We might say that the drive to optimize and squeeze more from less stretched working and social lives to the breaking point. Incomplete and unevenly played out across economic sectors, the logistical imperative to optimize requires not only data but also a vast reservoir of social cooperation that at once generates data and becomes an object of governance based on analysis of such data. Whether in the introduction of la nombrada electronica in Valparaíso port, which has wrested a twentieth century system of labour provision away from trade union control, or efforts to streamline the copper supply chain in the face of shifting commodity prices and Chinese stockpiling practices, logistics continues to mess with labour processes and relations. Yet the understanding of logistics that animates the Logistical Worlds project extends beyond the business sector of logistics to encompass a mode of power that alters relations between economy and politics. In questioning the distinction between social institutions and material infrastructures, logistics changes and offsets the balance of state and capital. It enacts forms of capture as much as circulation and feeds off discrepancies and contingencies through constant feats of coordination.

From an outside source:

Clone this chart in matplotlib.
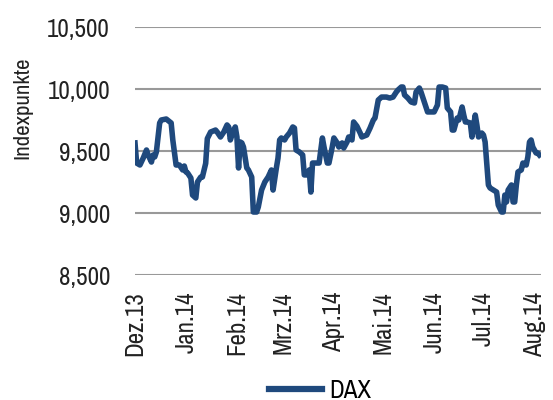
import matplotlib
matplotlib.use("Agg")
import matplotlib.pyplot as plt
import numpy as np
import pandas as pd

plt.rcParams['font.family'] = ['Archivo Narrow', 'DejaVu Sans']

# DAX, Tage seit 01.12.2013 und Indexpunkte
start = pd.Timestamp('2013-12-01')
tage = [0, 1, 3, 5, 7, 8, 10, 11, 12, 13, 15, 16, 19, 22, 23, 25, 27, 29, 30, 31,
        32, 34, 35, 37, 38, 40, 41, 43, 44, 46, 49, 50, 52, 54, 56, 57, 58, 60, 61, 62,
        63, 64, 65, 66, 68, 69, 71, 72, 74, 75, 77, 79, 81, 83, 84, 86, 87, 88, 89, 91,
        92, 94, 96, 97, 98, 100, 102, 103, 105, 106, 107, 108, 111, 112, 114, 115, 117, 118, 120, 121,
        123, 124, 126, 127, 129, 130, 132, 133, 135, 137, 138, 141, 143, 145, 146, 148, 150, 153, 155, 157,
        159, 160, 162, 163, 164, 166, 168, 170, 171, 173, 174, 176, 178, 180, 182, 184, 185, 187, 189, 190,
        192, 193, 194, 196, 197, 199, 200, 201, 202, 204, 205, 207, 208, 209, 211, 212, 213, 215, 216, 218,
        220, 221, 223, 224, 225, 226, 227, 229, 230, 231, 232, 233, 235, 236, 238, 239, 240, 241, 242, 244,
        245, 246]
dax = [9565, 9403, 9387, 9443, 9508, 9468, 9411, 9468, 9452, 9492, 9726, 9750, 9758, 9726, 9589, 9387, 9387, 9347, 9379, 9331,
       9323, 9282, 9145, 9121, 9250, 9290, 9290, 9400, 9600, 9653, 9669, 9653, 9613, 9653, 9710, 9694, 9589, 9669, 9694, 9613,
       9363, 9573, 9565, 9532, 9363, 9347, 9290, 9008, 9008, 9048, 9185, 9250, 9290, 9347, 9185, 9363, 9443, 9589, 9605, 9589,
       9613, 9645, 9694, 9685, 9508, 9492, 9468, 9307, 9307, 9347, 9169, 9403, 9403, 9403, 9605, 9532, 9403, 9403, 9532, 9605,
       9565, 9532, 9565, 9524, 9573, 9613, 9589, 9734, 9700, 9645, 9613, 9629, 9685, 9750, 9766, 9911, 9935, 9935, 9927, 9935,
       9976, 9992, 10016, 10016, 9952, 9927, 9895, 9887, 9976, 10008, 9976, 9895, 9815, 9815, 9815, 9871, 10016, 10016, 10008, 9847,
       9815, 9669, 9669, 9766, 9750, 9855, 9790, 9734, 9734, 9726, 9613, 9790, 9710, 9613, 9645, 9629, 9573, 9226, 9202, 9185,
       9169, 9064, 9008, 9008, 9145, 9089, 9185, 9226, 9089, 9089, 9226, 9331, 9347, 9403, 9387, 9452, 9573, 9589, 9532, 9484,
       9484, 9468]
monate = ['Dez.13', 'Jan.14', 'Feb.14', 'Mrz.14', 'Apr.14', 'Mai.14', 'Jun.14', 'Jul.14', 'Aug.14']

datum = start + pd.to_timedelta(tage, unit='D')
ticks = pd.date_range('2013-12-01', periods=len(monate), freq='MS')

fig = plt.figure(figsize=(5.53, 4.0), dpi=100)
ax = fig.add_axes([135 / 553, 1 - 275 / 400, (541 - 135) / 553, (275 - 27) / 400])

ax.plot(datum, dax, color='#1f497d', lw=4.0, solid_joinstyle='round', label='DAX', zorder=3)

ax.set_ylim(8500, 10500)
ax.set_yticks(np.arange(8500, 10501, 500))
ax.yaxis.set_major_formatter(matplotlib.ticker.FuncFormatter(lambda v, p: f'{v:,.0f}'))
ax.set_xlim(start, start + pd.Timedelta(days=247))
ax.set_xticks(ticks)
ax.set_xticklabels(monate, rotation=90)

ax.grid(axis='y', color='#999999', lw=1.5, zorder=0)
ax.grid(axis='x', visible=False)
for s in ax.spines.values():
    s.set_visible(False)
ax.tick_params(axis='both', length=0, labelsize=18, colors='#222222')
ax.tick_params(axis='y', pad=18)
ax.tick_params(axis='x', pad=12)

fig.text(22 / 553, 1 - 108 / 400, 'Indexpunkte', rotation=90, fontsize=16.5,
         ha='center', va='center', color='#222222')

leg = fig.legend(loc='center', bbox_to_anchor=(320 / 553, 1 - 390 / 400), frameon=False,
                 fontsize=18, handlelength=2.1, handletextpad=0.3)
for l in leg.get_lines():
    l.set_linewidth(4.5)

fig.savefig('out.png', dpi=100)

Although it is too much to claim that Chile’s testbed neoliberalism gave rise to this kind of logistical power, it is indisputable that the political and economic changes that swept the country from the 1970s derive from more than an application of doctrines belted out by Mount Pelerin ideologues or Chicago boys. For instance, the shift from a CEPAL-style import substitution economy to an export economy based on reprimarization did not rest only on neoliberal scripts trucked in from Europe and North America (where importantly they had not yet achieved policy runs). The selective intrusion of a neoliberal regime into Chile also required low labour costs, regional developmental strategies, state apparatuses prepared to carve out space for such extractive activities, and the implementation of logistical techniques and technologies favourable to economic restructuring that moved through transnational markets rather than national settlements. Entangled with the dispossession of Indigenous and peasant populations, neocolonial debt relations and difficulties in reproducing labour power according to the norm of the ‘free’ wage, the extractive logic of these transformations presages many aspects of contemporary data economies, at least in relation to the dependence of capital on its multiple outsides and changing relations between profits and rents.

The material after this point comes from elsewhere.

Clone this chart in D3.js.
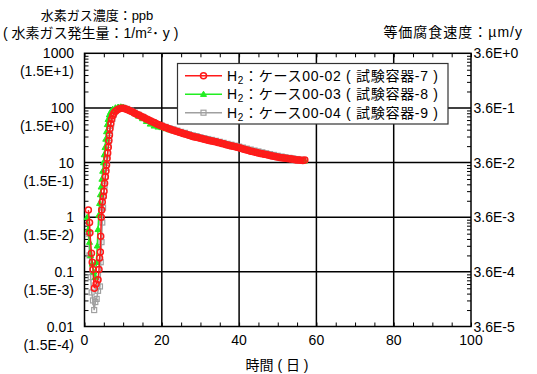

While the theorization of neoliberalism as a political project certainly applies, these circumstances stretch the capacity of the idioms of biopolitics and population management to explain the changes at hand. The emphasis on resource extraction requires not only the creation of environments or milieux that stretch capabilities of control and coordination beyond the realm of human vitality but also the testing of seemingly natural limits in the search for access to finite materials that is at once more calibrated and more sweeping. The application of logistical techniques of optimization to such extractive activities mobilizes computational routines that extend calculability beyond probability into patterns of correlation and prediction that respond to a desire for more environmentally pervasive practices of accumulation and valorization. Key here is the shift from environment as a natural resource ripe for plunder to environment as a frontier system of measure able to cut and dice speculation and contingency across a data enhanced spectrum of territory. Little wonder that the politics of resistance to estratavismo in Latin America has never stopped at the protection of human lives and livelihoods.

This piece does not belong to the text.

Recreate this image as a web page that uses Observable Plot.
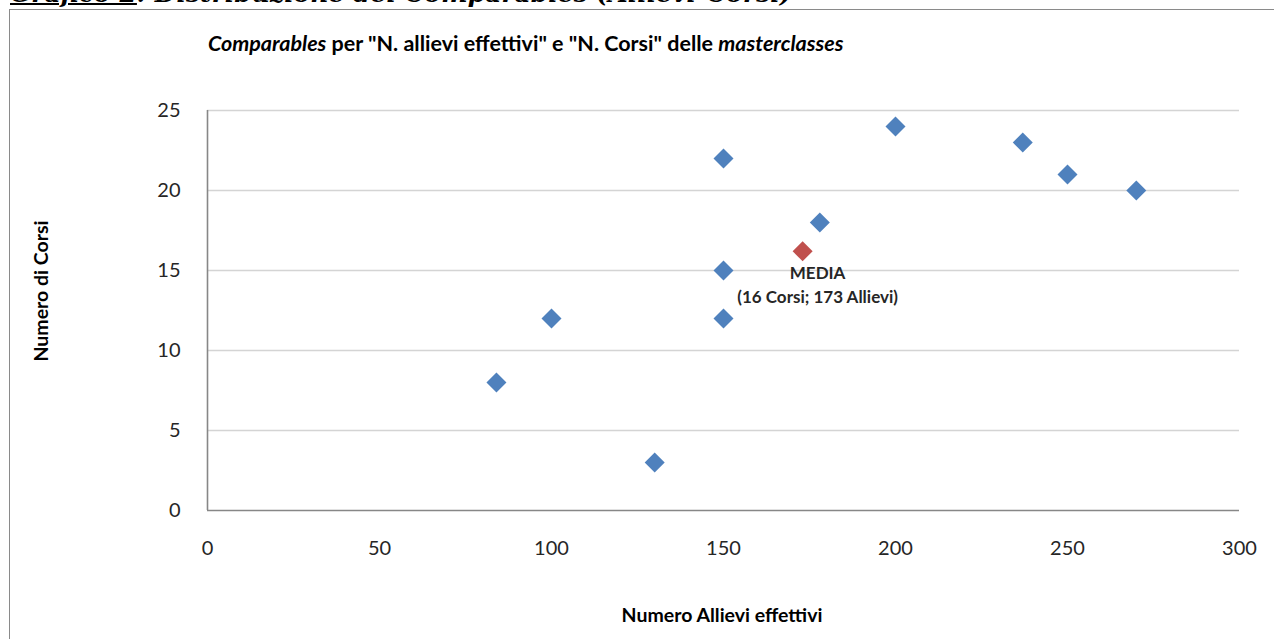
<!DOCTYPE html>
<html>
<head>
<meta charset="utf-8">
<script src="https://cdn.jsdelivr.net/npm/d3@7"></script>
<script src="https://cdn.jsdelivr.net/npm/@observablehq/plot@0.6"></script>
<style>
  html, body { margin: 0; padding: 0; background: #fff; overflow: hidden; }
  #wrap { position: relative; width: 1274px; height: 639px; overflow: hidden; font-family: Lato, "Open Sans", sans-serif; color: #000; }
  #frame { position: absolute; left: 9px; top: 9px; width: 1300px; height: 700px; border: 1.5px solid #8a8a8a; box-sizing: border-box; background: #fff; }
  #caption { position: absolute; left: 10px; top: -19px; font: bold italic 25px "DejaVu Serif", serif; white-space: nowrap; line-height: 1; }
  #caption u { text-decoration-thickness: 2px; }
  #chart { position: absolute; left: 0; top: 0; }
  #title { position: absolute; left: 208px; top: 44px; transform: translateY(-50%); font: bold 21.5px Lato, sans-serif; white-space: nowrap; line-height: 1.2; }
  #ytitle { position: absolute; left: 40px; top: 291px; transform: translate(-50%, -50%) rotate(-90deg); font: bold 19.5px Lato, sans-serif; white-space: nowrap; }
  #xtitle { position: absolute; left: 722px; top: 614px; transform: translate(-50%, -50%); font: bold 19.5px Lato, sans-serif; white-space: nowrap; }
</style>
</head>
<body>
<div id="wrap">
  <div id="frame"></div>
  <div id="caption"><u>Grafico 2</u>: Distribuzione dei Comparables (Allievi-Corsi)</div>
  <div id="chart"></div>
  <div id="title"><i>Comparables</i> per "N. allievi effettivi" e "N. Corsi" delle <i>masterclasses</i></div>
  <div id="ytitle">Numero di Corsi</div>
  <div id="xtitle">Numero Allievi effettivi</div>
</div>
<script>
// ---- data ----
const allievi = [84, 100, 130, 150, 150, 150, 178, 200, 237, 250, 270];
const corsi   = [8, 12, 3, 22, 15, 12, 18, 24, 23, 21, 20];
const mediaAllievi = 173;
const mediaCorsi = 16.2;
const mediaLabel = ["MEDIA", "(16 Corsi; 173 Allievi)"];
const xTicks = [0, 50, 100, 150, 200, 250, 300];
const yTicks = [0, 5, 10, 15, 20, 25];

const points = allievi.map((a, i) => ({allievi: a, corsi: corsi[i]}));
const media = [{allievi: mediaAllievi, corsi: mediaCorsi, label: mediaLabel.join("\n")}];

const chart = Plot.plot({
  width: 1274,
  height: 639,
  marginLeft: 207,
  marginRight: 35,
  marginTop: 110,
  marginBottom: 129,
  x: {domain: [0, 300]},
  y: {domain: [0, 25]},
  style: {fontFamily: "Lato, sans-serif", background: "transparent", color: "#262626"},
  marks: [
    Plot.gridY(yTicks.filter(d => d > 0), {stroke: "#d4d4d4", strokeOpacity: 1, strokeWidth: 1.3}),
    Plot.ruleY([0], {stroke: "#878787", strokeWidth: 1.6}),
    Plot.ruleX([0], {stroke: "#878787", strokeWidth: 1.6}),
    Plot.axisX(xTicks, {tickSize: 0, tickPadding: 30, fontSize: 20, label: null}),
    Plot.axisY(yTicks, {tickSize: 0, tickPadding: 27, fontSize: 20, label: null}),
    Plot.dot(points, {x: "allievi", y: "corsi", symbol: "diamond2", r: 9, fill: "#4F81BD", stroke: "none"}),
    Plot.dot(media, {x: "allievi", y: "corsi", symbol: "diamond2", r: 9, fill: "#C0504D", stroke: "none"}),
    Plot.text(media, {x: "allievi", y: "corsi", text: "label", lineAnchor: "top", dx: 15, dy: 11,
      fontSize: 17, fontWeight: "bold", lineHeight: 1.4, fill: "#262626"})
  ]
});
document.getElementById("chart").appendChild(chart);
</script>
</body>
</html>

The imaginary of China as a new global hegemon is powerful, no less in Chile where a history of dependency on foreign investment has coupled with structural adjustment regimes that introduced neoliberal modes of economic governance and political dictatorship. However, as scholars such as Thomas Narins argue, the imaginary of Chinese foreign direct investment (FDI) in Chile and Latin America more broadly outstrips the actual increase in recent years. If FDI is one traditional measure by which economic historians and global development scholars ascertain the dynamic and extent of core-periphery relations on global scales, the role of transport and communication infrastructures coupled with financial markets complicates the analysis insofar as extraction economies may be governed at a distance. Transmission and transport always assume a capacity to send signals of control and market power across space and time. Certainly, it is the case that contemporary Latin America is populated by a diversity of economic actors, unsettling the colonial era that saw European powers divide territory along country borders and follow principles of non-interference.
While Chinese state-owned enterprises such as China MinMetals purchase copper from Chile, their investments in this sector are comparatively smaller than those made by US or EU based firms. Nonetheless, it would be a mistake to underestimate the power of imaginaries to mobilize populations in political ways. The recognition of such power does not imply a direct connection between Chile’s signing of the BRI cooperation agreement with China and the precipitation of social unrest, which seemed initially prompted by the government’s increase in subway fares. A more powerful force, similar to what we see in Hong Kong, is the accumulation of years of struggle wrought by the commodification of daily life and exhaustion with neoliberal policies and their technologies of exclusion. To understand this dynamic as separate from the logistical commerce between Chile and China, however, is to overlook how instruments of financialization condition domestic consumption in China and manipulate trade patterns of commodities such as copper, hoarded in warehouses in Qingdao and tradeable on metal exchanges. In other words, the rise of popular politics and rejection of successive years of neoliberal policy programs in Chile cannot be fully divorced from the wider meshing of speculation and material exchange in which China is increasingly a central player. That Chile’s governmental pursuit of a neoliberal agenda at all costs has met with popular revolt has not motivated our brief analysis here, no matter that our political sensibilities might align with such interventions. Rather, we simply note that techniques and apparatuses of managing social and economic life subsist in a paradigm of depletion that sees the extraction of more from less.